At last at midnight, finding that even the sentinels had left their posts, he sent or rushed himself to assemble his attendants. Every door was closed; he knocked, but no answer came. Returning to his chamber, he found the slaves fled, the furniture pillaged, the case of poison removed. Not a guard, not a gladiator, was at hand, to pierce his throat. “I have neither friend nor foe,” he exclaimed. He would have thrown himself into the Tiber, but his courage failed him. He must have time, he said, and repose to collect his spirits for suicide, and his freedman Phaon at last offered him his villa in the suburbs, four miles from the city. In undress and bare-footed, throwing a rough cloak over his shoulders, and a kerchief across his face, he glided through the doors, mounted a horse, and, attended by Sporus and three others, passed the city gates with the dawn of the summer morning. The Nomentane road led him beneath the wall of the prætorians, whom he might hear uttering curses against him, and pledging vows to Galba; and the early travellers from the country asked him, as they met, “What news of Nero?” or remarked to one another, “These men are pursuing the tyrant.” Thunder and lightning, and a shock of earthquake, added horror to the moment. Nero’s horse started at a dead body on the roadside, the kerchief fell from his face, and a prætorian passing by recognised and saluted him.

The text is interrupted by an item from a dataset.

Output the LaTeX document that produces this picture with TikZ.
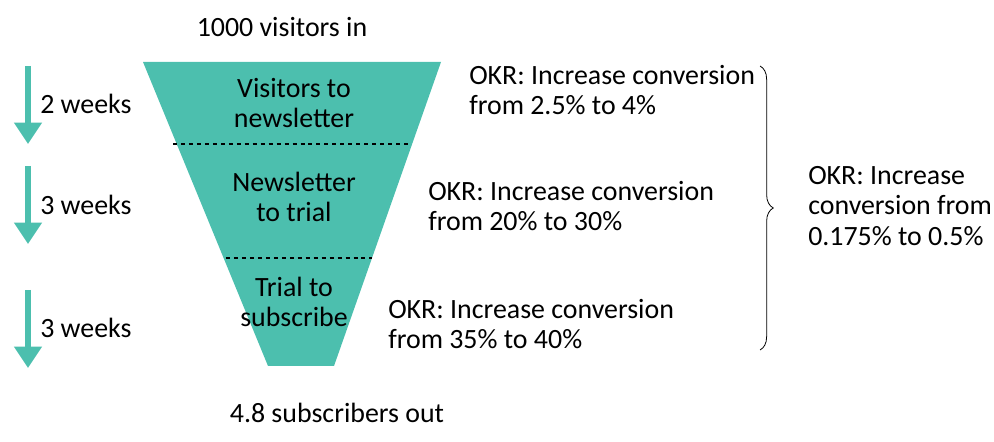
\documentclass[tikz,border=0pt]{standalone}
\usepackage{fontspec}
\setmainfont{Carlito}
\usetikzlibrary{arrows.meta,decorations.pathreplacing}
\definecolor{teal1}{HTML}{4CBFAE}
\begin{document}
\begin{tikzpicture}[x=0.0264583cm,y=-0.0264583cm,
  txt/.style={font=\fontsize{21}{23}\selectfont,inner sep=0pt},
  ltxt/.style={txt,align=left,anchor=west},
  ctxt/.style={txt,align=center},
  timearrow/.style={teal1,line width=4.5pt,-{Triangle[length=16pt,width=20pt]}}]
\useasboundingbox (0,0) rectangle (994,442);
\fill[teal1] (143,62) -- (441,62) -- (334,366) -- (268,366) -- cycle;
\draw[dashed,thick] (173,144) -- (412,144);
\draw[dashed,thick] (226,258) -- (372,258);
\node[ctxt] (top) at (282,27) {1000 visitors in};
\node[ctxt] (s1) at (294,103) {Visitors to\\newsletter};
\node[ctxt] (s2) at (294,197) {Newsletter\\to trial};
\node[ctxt] (s3) at (294,302) {Trial to\\subscribe};
\node[ctxt] (bot) at (337,413) {4.8 subscribers out};
\coordinate (a1s) at (28,66); \coordinate (a1e) at (28,144);
\coordinate (a2s) at (28,166); \coordinate (a2e) at (28,244);
\coordinate (a3s) at (28,290); \coordinate (a3e) at (28,368);
\draw[timearrow] (a1s) -- (a1e);
\draw[timearrow] (a2s) -- (a2e);
\draw[timearrow] (a3s) -- (a3e);
\node[ltxt] (w1) at (40,104) {2 weeks};
\node[ltxt] (w2) at (40,205) {3 weeks};
\node[ltxt] (w3) at (40,328) {3 weeks};
\node[ltxt] (o1) at (469,90) {OKR: Increase conversion\\from 2.5\% to 4\%};
\node[ltxt] (o2) at (428,206) {OKR: Increase conversion\\from 20\% to 30\%};
\node[ltxt] (o3) at (388,324) {OKR: Increase conversion\\from 35\% to 40\%};
\coordinate (b1) at (760,66); \coordinate (b2) at (760,350);
\draw[semithick,decorate,decoration={brace,amplitude=10pt}] (b1) -- (b2);
\node[ltxt] (o4) at (808,206) {OKR: Increase\\conversion from\\0.175\% to 0.5\%};
\end{tikzpicture}
\end{document}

At the fourth milestone the party quitted the highway, alighted from their horses, and scrambled on foot through a cane-brake, laying their own cloaks to tread on, to the rear of the promised villa. Phaon now desired Nero to crouch in a sand-pit hard by, while he contrived to open the drain from the bathroom, and so admit him unperceived; but he vowed he would not go alive, as he said, underground, and remained trembling beneath the wall. Taking water from a puddle in his hand, “This,” he said, “is the famous Drink of Nero.” At last a hole was made, through which he crept on all fours into a narrow chamber of the house, and there threw himself on a pallet. The coarse bread that was offered him he could not eat, but swallowed a little tepid water. Still he lingered, his companions urging him to seek refuge, without delay, from the insults about to be heaped on him. He ordered them to dig a grave, and lay down himself to give the measure; he desired them to collect bits of marble to decorate his sepulchre, and prepare water to cleanse and wood to burn his corpse, sighing meanwhile, and muttering, “What an artist to perish!”